Mais la France, qui préside le Conseil de l’UE jusqu’en juin, a cru opportun d’offrir, jusque dans les rangs de l’assemblée, un ballet « participatif » et « inclusif », commandé par le ministère de la Culture à l’artiste Angelin Preljocaj et intitulé : Danse avec l’Europe. Résultat : des figurants, bras mouvants, ont envahi l’hémicycle en répondant aux injonctions d’une voix off : « Bouge la tête ! Bouge le bassin ! Redresse-toi ! Tourne sur toi-même ! » Affligeant.

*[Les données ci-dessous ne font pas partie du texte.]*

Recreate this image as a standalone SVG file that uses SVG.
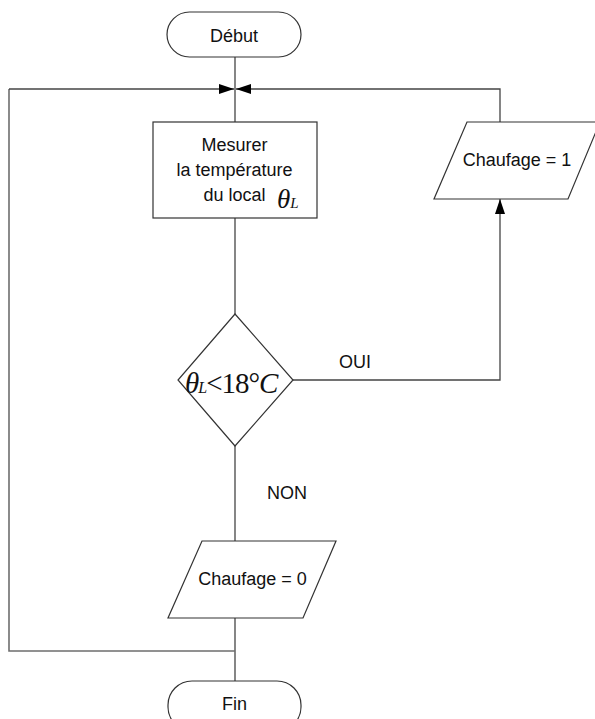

Il faut pourtant imaginer Macron heureux : son « bougisme » s’accorde avec ces prestations gestuelles en apesanteur, applaudies par la culture disruptive. Dans la théâtrocratie qu’est le macronisme, le pouvoir est un spectacle. Samedi, la cérémonie d’investiture à l’Élysée du chef de l’État a mis en scène, dans une sobriété revendiquée par le Palais, l’avancée solitaire du monarque républicain vers ses courtisans parqués, accompagné d’une musique de Lully qui emplissait déjà Versailles sous l’écho des talons de Louis XIV. Puis Macron a évoqué obscurément sa réélection : « Le peuple nouveau, différent d’il y a cinq ans, a confié à un président nouveau un mandat nouveau. » Mais quel est ce nouveau peuple sinon celui que le président croit, dans ses élans démiurgiques, avoir lui-même créé durant son mandat ? Le monde réel n’est pas exactement le sien.
L’Europe institutionnelle est ce « ballet sans musique, sans personne, sans rien » (Céline). Elle enthousiasme ceux qui profitent de ses mannes, mais reste inaccessible aux gens ordinaires.